September will be a singular month in American history. Like December was a turning point for the Greatest Generation, those of us who saw the terrorist attack unfold saw the world differently. As we make our way through those implications, the fact is simple: we Americans lost Americans that day. While 2001 recedes into our collective forgetful memory, there are a few names that we at Rare think you shouldn’t forget. This year, we’d like to introduce you to Battalion Chief Orio Palmer if you haven’t met.
Who was Orio Palmer?
Born in the Bronx on March 2, 1956, Palmer gave his life for his city. He was FDNY’s Battalion 7 Deputy Chief. He had an associate degree in electrical technology, taught FDNY promo classes and was working toward his bachelor’s degree in Fire Engineering. He ran marathon races and was known for his athleticism in the fire department, having finished the New York City marathon and a few triathlons, per the New York Daily News.
His wife Debbie Palmer told the 9/11 Memorial & Museum that, “he dedicated his first New York City Marathon to his daughter Dana in honor of her first birthday,” and that he “loved goofing around” with the Palmer children, Dana, Keith, and Alyssa.
On the day of the September 11 attacks, Orio Joseph Palmer was 45 years old. He was Chief of Battalion 7 and entered the South Tower of the World Trade Center as one of the first crews to arrive and began organizing operations on the ground when the plane struck the North Tower. At 9:03 a.m., when the second plane struck the South Tower, Palmer went inside.
Remembering Palmer’s sacrifice
He found a working elevator on the 41st floor, about halfway to the plane’s impact on the 77th to the 85th floors. He climbed the rest of the way, all 37 flights of stairs, with about 50 pounds of gear and made it into the South Tower sky lobby on the 78th floor of the South Tower. Through the radio, he reported back,
“Battalion Seven…Ladder 15, we’ve got two isolated pockets of fire. We should be able to knock it down with two lines. 78th floor numerous 10-45 Code Ones (victims).”
About one minute before the South Tower collapsed at 9:59 a.m., Palmer and his team freed about 10 people and made their way toward the elevator on the 41st floor. It was clear in the 9/11 Commission Report that the team didn’t anticipate the South Tower’s collapse and Chief Orio J. Palmer was one of the few first responders who made it past the 41st floor.
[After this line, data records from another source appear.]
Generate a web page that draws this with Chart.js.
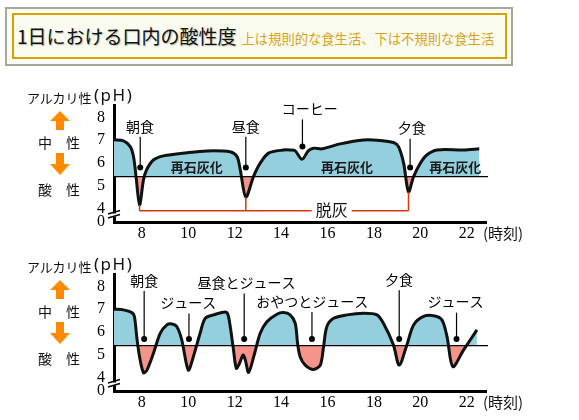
<!DOCTYPE html>
<html lang="ja">
<head>
<meta charset="utf-8">
<script src="https://cdn.jsdelivr.net/npm/chart.js@4/dist/chart.umd.min.js"></script>
<style>
  body { margin:0; width:579px; height:420px; background:#fff; font-family:"Noto Sans CJK JP", sans-serif; color:#111; position:relative; overflow:hidden; }
  .box-out { position:absolute; left:5px; top:7px; width:504px; height:55px; border:2px solid #a8a89a; background:#fcfdf6; }
  .box-in { position:absolute; left:5px; top:4px; width:491px; height:42px; border:2px solid #d6a300; background:#f9fcee; line-height:42px; white-space:nowrap; }
  .title { margin-left:3px; font-size:19px; color:#111; text-shadow:1px 1px 1px rgba(0,0,0,0.25); }
  .sub { margin-left:5px; font-size:13.3px; color:#d9a21a; }
  .panel { position:absolute; left:0; width:579px; height:170px; }
  .panel canvas { position:absolute; left:0; top:0; }
  .side { position:absolute; font-size:14px; line-height:20px; white-space:nowrap; }
  .panel svg { position:absolute; }
</style>
</head>
<body>
<div class="box-out"><div class="box-in"><span class="title">1日における口内の酸性度</span><span class="sub">上は規則的な食生活、下は不規則な食生活</span></div></div>

<div class="panel" style="top:80px">
  <canvas id="regular" width="579" height="170"></canvas>
  <div class="side" style="left:27px;top:8px;font-size:13px">アルカリ性</div>
  <div class="side" style="left:94px;top:5px;font-size:17px;letter-spacing:1.5px;font-family:'Noto Sans',sans-serif">(pH)</div>
  <svg style="left:50px;top:31px" width="20" height="20"><polygon points="10,0 20,10 14,10 14,19 6,19 6,10 0,10" fill="#ff8a00"/></svg>
  <div class="side" style="left:38px;top:52px">中　性</div>
  <svg style="left:50px;top:73px" width="20" height="23"><polygon points="6,0 14,0 14,11 20,11 10,22 0,11 6,11" fill="#ff8a00"/></svg>
  <div class="side" style="left:38px;top:99px">酸　性</div>
</div>

<div class="panel" style="top:249px">
  <canvas id="irregular" width="579" height="170"></canvas>
  <div class="side" style="left:27px;top:8px;font-size:13px">アルカリ性</div>
  <div class="side" style="left:94px;top:5px;font-size:17px;letter-spacing:1.5px;font-family:'Noto Sans',sans-serif">(pH)</div>
  <svg style="left:50px;top:31px" width="20" height="20"><polygon points="10,0 20,10 14,10 14,19 6,19 6,10 0,10" fill="#ff8a00"/></svg>
  <div class="side" style="left:38px;top:52px">中　性</div>
  <svg style="left:50px;top:73px" width="20" height="23"><polygon points="6,0 14,0 14,11 20,11 10,22 0,11 6,11" fill="#ff8a00"/></svg>
  <div class="side" style="left:38px;top:99px">酸　性</div>
</div>

<script>
// axis ticks
const hourTicks = [8, 10, 12, 14, 16, 18, 20, 22];
const phTicks = [4, 5, 6, 7, 8];
const critical = 5.4; // line between remineralisation and decalcification

// regular eating (top)
const regularHours = [6.8, 7.21, 7.5, 7.64, 7.75, 7.9, 8.07, 8.2, 8.5, 8.93, 9.94, 10.8, 11.8, 12.1, 12.24, 12.48, 12.81, 13.1, 13.46, 14.1, 14.39, 14.6, 14.9, 15.18, 15.4, 15.76, 16.55, 17.55, 18.27, 18.84, 19.06, 19.28, 19.49, 19.71, 20.0, 20.28, 20.72, 21.86, 22.54];
const regularPH = [7.02, 6.97, 6.72, 6.28, 5.4, 4.15, 5.25, 5.69, 6.13, 6.31, 6.45, 6.53, 6.49, 6.28, 5.7, 4.49, 5.4, 5.99, 6.43, 6.57, 6.57, 6.54, 6.16, 6.54, 6.65, 6.62, 6.84, 7.01, 6.99, 6.9, 6.72, 5.99, 4.73, 5.4, 5.99, 6.35, 6.57, 6.57, 6.62];
const regularEvents = ['朝食', '昼食', 'コーヒー', '夕食'];
const regularDotHours = [7.93, 12.48, 14.92, 19.56];
const regularDotPH = [5.8, 5.8, 6.72, 5.8];
const regularLabelHours = [7.92, 12.48, 15.24, 19.63];
const regularLabelPH = [7.61, 7.61, 8.38, 7.53];
const remineralHours = [10.37, 16.84, 21.5];
const remineralPH = 5.81;
const decalcHours = [7.9, 12.48, 19.49];
const decalcPH = 3.9;
const decalcLabelHour = 16.18;

// irregular eating (bottom)
const irregularHours = [6.8, 7.21, 7.57, 7.68, 7.78, 7.9, 8.07, 8.22, 8.5, 8.79, 9.08, 9.29, 9.51, 9.72, 10.0, 10.22, 10.51, 10.73, 11.09, 11.52, 11.69, 11.81, 11.95, 12.07, 12.21, 12.36, 12.46, 12.6, 12.82, 13.1, 13.39, 13.82, 14.1, 14.39, 14.61, 14.71, 14.82, 15.04, 15.4, 15.69, 15.83, 15.97, 16.26, 16.84, 17.55, 18.13, 18.41, 18.84, 19.09, 19.42, 19.71, 20.14, 20.57, 20.93, 21.15, 21.4, 21.86, 22.44];
const irregularPH = [7.0, 6.97, 6.85, 6.68, 5.79, 4.91, 4.2, 4.32, 5.06, 5.94, 6.31, 6.35, 6.23, 5.65, 4.32, 4.91, 5.94, 6.6, 6.75, 6.87, 6.82, 6.23, 5.2, 4.4, 4.62, 4.98, 4.76, 4.22, 4.91, 5.94, 6.45, 6.78, 6.85, 6.75, 6.38, 5.5, 4.91, 4.54, 4.35, 4.54, 5.35, 6.23, 6.6, 6.75, 6.82, 6.75, 6.38, 5.43, 4.54, 5.43, 6.31, 6.68, 6.71, 6.53, 5.79, 4.47, 5.2, 6.09];
const irregularEvents = ['朝食', 'ジュース', '昼食とジュース', 'おやつとジュース', '夕食', 'ジュース'];
const irregularDotHours = [8.1, 10.03, 12.41, 15.33, 19.09, 21.56];
const irregularDotPH = [5.69, 5.69, 5.69, 5.69, 5.69, 5.69];
const irregularLabelHours = [8.1, 10.0, 12.51, 15.34, 19.08, 21.52];
const irregularLabelPH = [8.26, 7.27, 8.15, 7.34, 8.3, 7.31];

const JP = '"Noto Sans CJK JP", sans-serif';

function overlay(cfg) {
    return {
        id: 'overlay',
        afterDatasetsDraw(chart) {
            const { ctx, chartArea: a, scales: { x, y } } = chart;
            ctx.save();

            // critical pH line
            const by = y.getPixelForValue(critical);
            ctx.strokeStyle = '#000';
            ctx.lineWidth = 1.3;
            ctx.beginPath();
            ctx.moveTo(a.left, by);
            ctx.lineTo(a.right + 2, by);
            ctx.stroke();

            // event markers
            ctx.textAlign = 'center';
            ctx.textBaseline = 'middle';
            ctx.font = '14px ' + JP;
            cfg.events.forEach((txt, i) => {
                const dx = x.getPixelForValue(cfg.dotHours[i]);
                const dy = y.getPixelForValue(cfg.dotPH[i]);
                const ly = y.getPixelForValue(cfg.labelPH[i]);
                ctx.strokeStyle = '#000';
                ctx.lineWidth = 1.2;
                ctx.beginPath();
                ctx.moveTo(dx, ly + 10.5);
                ctx.lineTo(dx, dy);
                ctx.stroke();
                ctx.fillStyle = '#000';
                ctx.beginPath();
                ctx.arc(dx, dy, 3, 0, Math.PI * 2);
                ctx.fill();
                ctx.fillText(txt, x.getPixelForValue(cfg.labelHours[i]), ly);
            });

            // remineralisation labels
            if (cfg.remineral) {
                ctx.font = 'bold 13px ' + JP;
                ctx.fillStyle = '#1a1a1a';
                remineralHours.forEach(h => {
                    ctx.fillText('再石灰化', x.getPixelForValue(h), y.getPixelForValue(remineralPH));
                });
            }

            // decalcification bracket
            if (cfg.decalc) {
                const ly = y.getPixelForValue(decalcPH);
                const cx = x.getPixelForValue(decalcLabelHour);
                const xs = decalcHours.map(h => x.getPixelForValue(h));
                ctx.strokeStyle = '#d03a10';
                ctx.lineWidth = 1.5;
                ctx.beginPath();
                decalcHours.forEach((h, i) => {
                    const minPH = regularPH[regularHours.indexOf(h)];
                    ctx.moveTo(xs[i], y.getPixelForValue(minPH));
                    ctx.lineTo(xs[i], ly);
                });
                ctx.moveTo(xs[0], ly);
                ctx.lineTo(cx - 20, ly);
                ctx.moveTo(cx + 20, ly);
                ctx.lineTo(xs[xs.length - 1], ly);
                ctx.stroke();
                ctx.font = '16px ' + JP;
                ctx.fillStyle = '#111';
                ctx.fillText('脱灰', cx, ly - 1);
            }
            ctx.restore();
        },
        afterDraw(chart) {
            const { ctx, chartArea: a, scales: { y } } = chart;
            ctx.save();
            // axis break mark
            const yb = y.getPixelForValue(3.73);
            ctx.fillStyle = '#fff';
            ctx.fillRect(a.left - 3, yb - 1, 6, 3);
            ctx.strokeStyle = '#000';
            ctx.lineWidth = 1.5;
            ctx.beginPath();
            ctx.moveTo(a.left - 6, yb - 0.5); ctx.lineTo(a.left + 6, yb - 4);
            ctx.moveTo(a.left - 6, yb + 3.5); ctx.lineTo(a.left + 6, yb);
            ctx.stroke();
            // x axis unit
            ctx.font = '15px ' + JP;
            ctx.fillStyle = '#111';
            ctx.textAlign = 'left';
            ctx.textBaseline = 'middle';
            ctx.fillText('(時刻)', a.right - 3, a.bottom + 11);
            ctx.restore();
        }
    };
}

function drawPanel(id, hours, ph, cfg) {
    const tickFont = { family: '"Liberation Serif", serif', size: 16 };
    new Chart(document.getElementById(id), {
        type: 'line',
        data: {
            datasets: [{
                data: hours.map((h, i) => ({ x: h, y: ph[i] })),
                borderColor: '#111',
                borderWidth: 3,
                pointRadius: 0,
                tension: 0.3,
                fill: { target: { value: critical }, above: '#93cfdc', below: '#f4948a' }
            }]
        },
        options: {
            responsive: false,
            animation: false,
            layout: { padding: { top: 25, right: 93, left: 0, bottom: 0 } },
            plugins: { legend: { display: false }, tooltip: { enabled: false } },
            scales: {
                x: {
                    type: 'linear', min: 6.8, max: 22.83,
                    afterBuildTicks: s => { s.ticks = hourTicks.map(v => ({ value: v })); },
                    afterFit: s => { s.height = 28; },
                    grid: { display: true, drawOnChartArea: false, drawTicks: false },
                    border: { display: true, color: '#000', width: 3 },
                    ticks: { color: '#000', font: tickFont, padding: 2, maxRotation: 0 }
                },
                y: {
                    min: 3.4, max: 8.55,
                    afterBuildTicks: s => { s.ticks = [3.4].concat(phTicks).map(v => ({ value: v })); },
                    afterFit: s => { s.width = 114; },
                    grid: { display: true, drawOnChartArea: false, drawTicks: false },
                    border: { display: true, color: '#000', width: 3 },
                    ticks: { color: '#000', font: tickFont, padding: 9, callback: v => v === 3.4 ? '0' : v }
                }
            }
        },
        plugins: [overlay(cfg)]
    });
}

drawPanel('regular', regularHours, regularPH, {
    events: regularEvents, dotHours: regularDotHours, dotPH: regularDotPH,
    labelHours: regularLabelHours, labelPH: regularLabelPH, remineral: true, decalc: true
});
drawPanel('irregular', irregularHours, irregularPH, {
    events: irregularEvents, dotHours: irregularDotHours, dotPH: irregularDotPH,
    labelHours: irregularLabelHours, labelPH: irregularLabelPH, remineral: false, decalc: false
});
</script>
</body>
</html>
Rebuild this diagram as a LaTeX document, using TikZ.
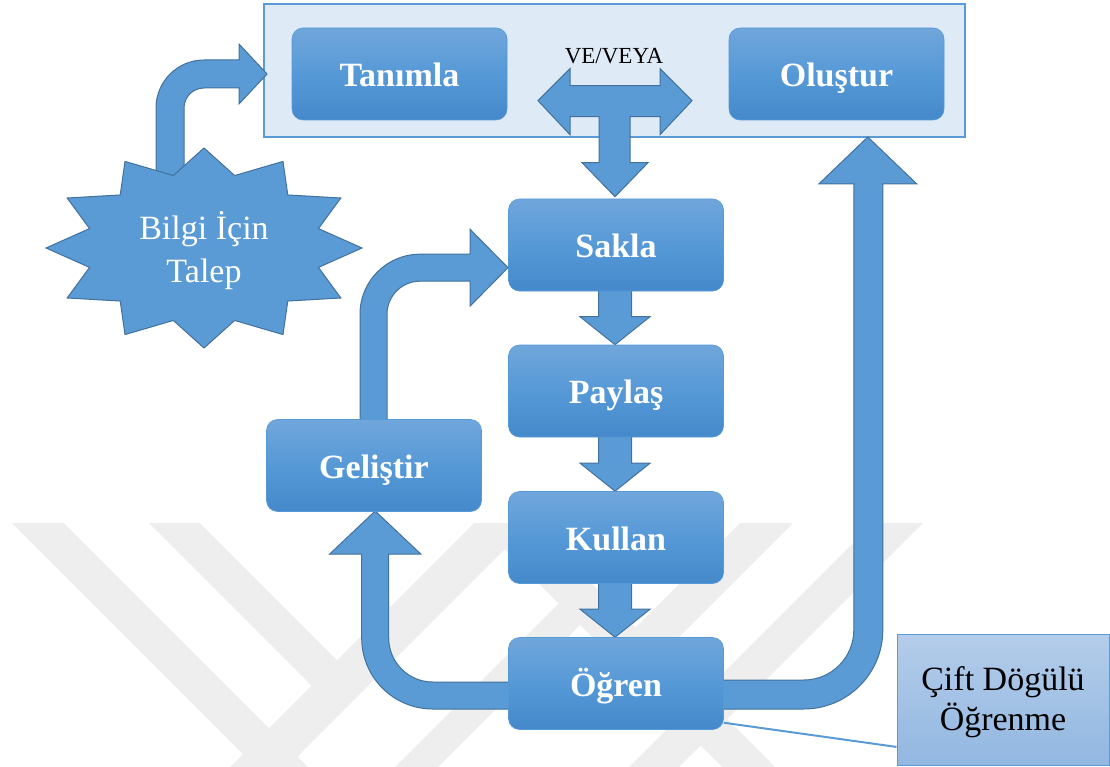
\documentclass[tikz,border=0pt]{standalone}
\usepackage{fontspec}
\setmainfont{Liberation Serif}
\usetikzlibrary{calc}

\definecolor{wmgray}{RGB}{238,238,238}
\definecolor{arrowfill}{RGB}{91,155,213}
\definecolor{arrowedge}{RGB}{65,113,156}
\definecolor{panelfill}{RGB}{222,234,246}
\definecolor{paneledge}{RGB}{91,155,213}
\definecolor{boxtop}{RGB}{112,166,219}
\definecolor{boxmid}{RGB}{86,153,215}
\definecolor{boxbot}{RGB}{69,137,203}
\definecolor{notetop}{RGB}{180,205,234}
\definecolor{notebot}{RGB}{146,183,225}

\pgfdeclarelayer{wm}
\pgfdeclarelayer{panel}
\pgfdeclarelayer{arrows}
\pgfsetlayers{wm,panel,arrows,main}

\tikzset{
  stage/.style={rectangle, rounded corners=11pt, minimum width=215pt,
    minimum height=92pt, inner sep=0pt, top color=boxtop, bottom color=boxbot,
    middle color=boxmid, draw=boxmid, line width=0.6pt, text=white,
    text height=25pt, text depth=0pt,
    font=\fontsize{34}{41}\selectfont\bfseries},
  fatarrow/.style={fill=arrowfill, draw=arrowedge, line width=1pt, line join=miter},
  burst/.style={fill=arrowfill, draw=arrowedge, line width=1pt},
  panelbox/.style={rectangle, fill=panelfill, draw=paneledge, line width=1.5pt,
    minimum width=701pt, minimum height=133pt, inner sep=0pt},
  notebox/.style={rectangle, top color=notetop, bottom color=notebot,
    draw=paneledge, line width=1pt, minimum width=212pt, minimum height=131pt,
    inner sep=0pt},
  notetext/.style={align=center, inner sep=0pt, font=\fontsize{34}{40}\selectfont},
  noteline/.style={draw=paneledge, line width=2pt},
  mark stripe/.style={fill=wmgray}
}

% straight block arrow from the bottom of one box to the top of the next
\newcommand\blockdrop[2]{%
  \path[fatarrow] ($(#1.south)+(-17.5,-2)$) -- ($(#1.south)+(15.5,-2)$)
    -- ($(#2.north)+(15.5,-28)$) -- ($(#2.north)+(34,-28)$) -- ($(#2.north)+(-1,0)$)
    -- ($(#2.north)+(-36,-28)$) -- ($(#2.north)+(-17.5,-28)$) -- cycle;}

\begin{document}
\begin{tikzpicture}[x=1pt,y=-1pt]
\useasboundingbox (0,0) rectangle (1110,767);

% faint emblem in the background
\begin{pgfonlayer}{wm}
  \begin{scope}
    \clip (0,0) rectangle (1110,767);
    \fill[mark stripe] (12,523) -- (64,523) -- (308,767) -- (256,767) -- cycle;
    \fill[mark stripe] (149,523) -- (200,523) -- (337,660) -- (311.5,685.5) -- cycle;
    \fill[mark stripe] (474,523) -- (531,523) -- (287,767) -- (230,767) -- cycle;
    \fill[mark stripe] (478,523) -- (531,523) -- (775,767) -- (722,767) -- cycle;
    \fill[mark stripe] (558.5,603.5) -- (580,625) -- (438,767) -- (395,767) -- cycle;
    \fill[mark stripe] (740,523) -- (793,523) -- (662,654) -- (635.5,627.5) -- cycle;
    \fill[mark stripe] (873,523) -- (923,523) -- (679,767) -- (629,767) -- cycle;
  \end{scope}
\end{pgfonlayer}

% the upper frame holding the two starting activities
\begin{pgfonlayer}{panel}
  \node[panelbox] (havuz) at (614.5,70.5) {};
\end{pgfonlayer}

% process boxes
\node[stage] (tanimla)  at (399.5,74)   {Tanımla};
\node[stage] (olustur)  at (836.5,74)   {Oluştur};
\node[stage] (sakla)    at (616,245)    {Sakla};
\node[stage] (paylas)   at (616,391)    {Paylaş};
\node[stage] (kullan)   at (616,537.5)  {Kullan};
\node[stage] (ogren)    at (616,683.5)  {Öğren};
\node[stage] (gelistir) at (374,465.5)  {Geliştir};

\node[font=\fontsize{23}{27}\selectfont, anchor=base, inner sep=0pt] (ve) at (614,64) {VE/VEYA};

% twelve-point burst with the request text
\coordinate (burstc) at (204,248);
\draw[burst] ([shift={(burstc)}]0:158 and 100)
  \foreach \a in {15,45,...,345} {
    -- ([shift={(burstc)}]\a:118.5 and 75) -- ([shift={(burstc)}]\a+15:158 and 100)
  } -- cycle;
\node[text=white, align=center, font=\fontsize{34}{43}\selectfont] (talep) at (204,251) {Bilgi İçin\\Talep};

% side note
\node[notebox] (cift) at (1003,699.5) {};
\node[notetext] (ciftyazi) at ($(cift.center)+(0,3)$) {Çift Dögülü\\Öğrenme};
\draw[noteline] (ogren.-20.5) -- (cift.204);

\begin{pgfonlayer}{arrows}
  % request -> frame
  \path[fatarrow] ($(talep)+(-48,-61)$) -- ++(0,-82)
    arc[start angle=180, end angle=270, radius=48] -- ++(35,0) -- ++(0,-16)
    -- ++(28,30) -- ++(-28,30) -- ++(0,-16) -- ++(-35,0)
    arc[start angle=270, end angle=180, radius=20] -- ++(0,82) -- cycle;

  % and/or split from the frame down to Sakla
  \path[fatarrow] ($(sakla.north)+(-1,-2)$) -- ++(-33,-34) -- ++(17,0) -- ++(0,-46)
    -- ++(-29,0) -- ++(0,18) -- ++(-32,-34) -- ++(32,-32) -- ++(0,17) -- ++(90,0)
    -- ++(0,-17) -- ++(32,32) -- ++(-32,34) -- ++(0,-18) -- ++(-30,0) -- ++(0,46)
    -- ++(18,0) -- cycle;

  % main chain
  \blockdrop{sakla}{paylas}
  \blockdrop{paylas}{kullan}
  \blockdrop{kullan}{ogren}

  % Öğren -> Geliştir
  \path[fatarrow] ($(ogren.west)+(3,-1.5)$) -- ++(-78.5,0)
    arc[start angle=90, end angle=180, radius=44] -- ++(0,-84) -- ++(32,0)
    -- ++(-45.5,-43) -- ++(-45.5,43) -- ++(32,0) -- ++(0,84)
    arc[start angle=180, end angle=90, radius=71] -- ++(78.5,0) -- cycle;

  % Geliştir -> Sakla
  \path[fatarrow] ($(gelistir.north)+(-14,2)$) -- ++(0,-107)
    arc[start angle=180, end angle=270, radius=60] -- ++(50,0) -- ++(0,-25)
    -- ++(38,38.5) -- ++(-38,38.5) -- ++(0,-25) -- ++(-50,0)
    arc[start angle=270, end angle=180, radius=33] -- ++(0,107) -- cycle;

  % Öğren -> Oluştur
  \path[fatarrow] ($(ogren.east)+(-4,-3.5)$) -- ++(84,0)
    arc[start angle=90, end angle=0, radius=50] -- ++(0,-446) -- ++(-35,0)
    -- ++(49,-47) -- ++(49,47) -- ++(-34,0) -- ++(0,446)
    arc[start angle=0, end angle=90, radius=79] -- ++(-84,0) -- cycle;
\end{pgfonlayer}
\end{tikzpicture}
\end{document}
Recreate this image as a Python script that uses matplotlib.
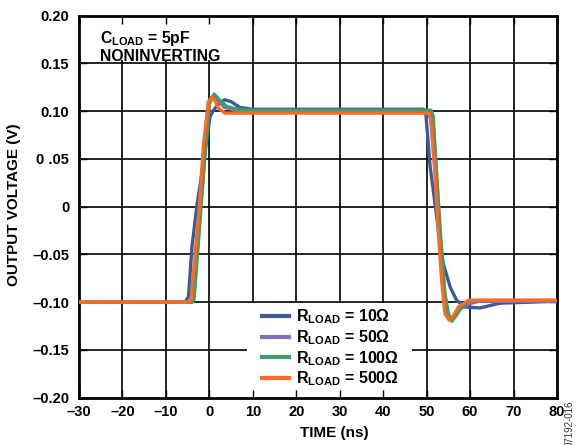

The following clip below is from “9/11 Phone Calls from the Towers” that shows the heroic actions of FDNY Battalion Chief Orio Palmer.
The recovered tape from Palmer’s last broadcasts was memorialized. Before the tapes were released, no one was certain anyone made it to the 78th floor Sky Lobby of the South Tower to see the impact zone. FDNY Lt. Jim McCaffrey, Palmer’s brother-in-law, said of the tapes’ public release to the New York Daily News in 2006,
“It was emotional sitting with my wife and sister-in-law, listening to the tapes. You’re hearing him right at that point prior to the collapse, about the things he saw on the 78th floor. Before that, we didn’t even know he got higher than the 40th floor. He said he was mostly running up the stairs, not even using the elevator. It was unnerving and sad. But it also made you proud to hear how selfless he was.”
The impact of Orio Palmer’s legacy
The 9/11 Commission concluded, after reviewing the tapes, that Palmer and his crews — the few that reached the 78th floor — were indispensable in maintaining calm evacuation standards and that without their assistance and forging ahead, more lives would’ve been lost upon the South Tower’s collapse.
The New York City Fire Department’s physical fitness award was renamed the Orio Palmer Memorial Fitness Award and if you’re in New York City, you’ll see Deputy Chief Orio J. Palmer Way in the Bronx between Vireo and Webster Avenues.
Deputy Chief Orio Palmer’s remains were transferred to Ground Zero, placed about 70 feet below the ground with the unidentified remains of 1,115 victims, though the underground burial decision was met with opposition by friends and family, including FDNY Lt. James McCaffrey.
We can never forget, the United States will be in debt to those lost forever. This September 11th, remember these heroic stories as reminders that there is good among us and it’s worth an awful lot more than the divide.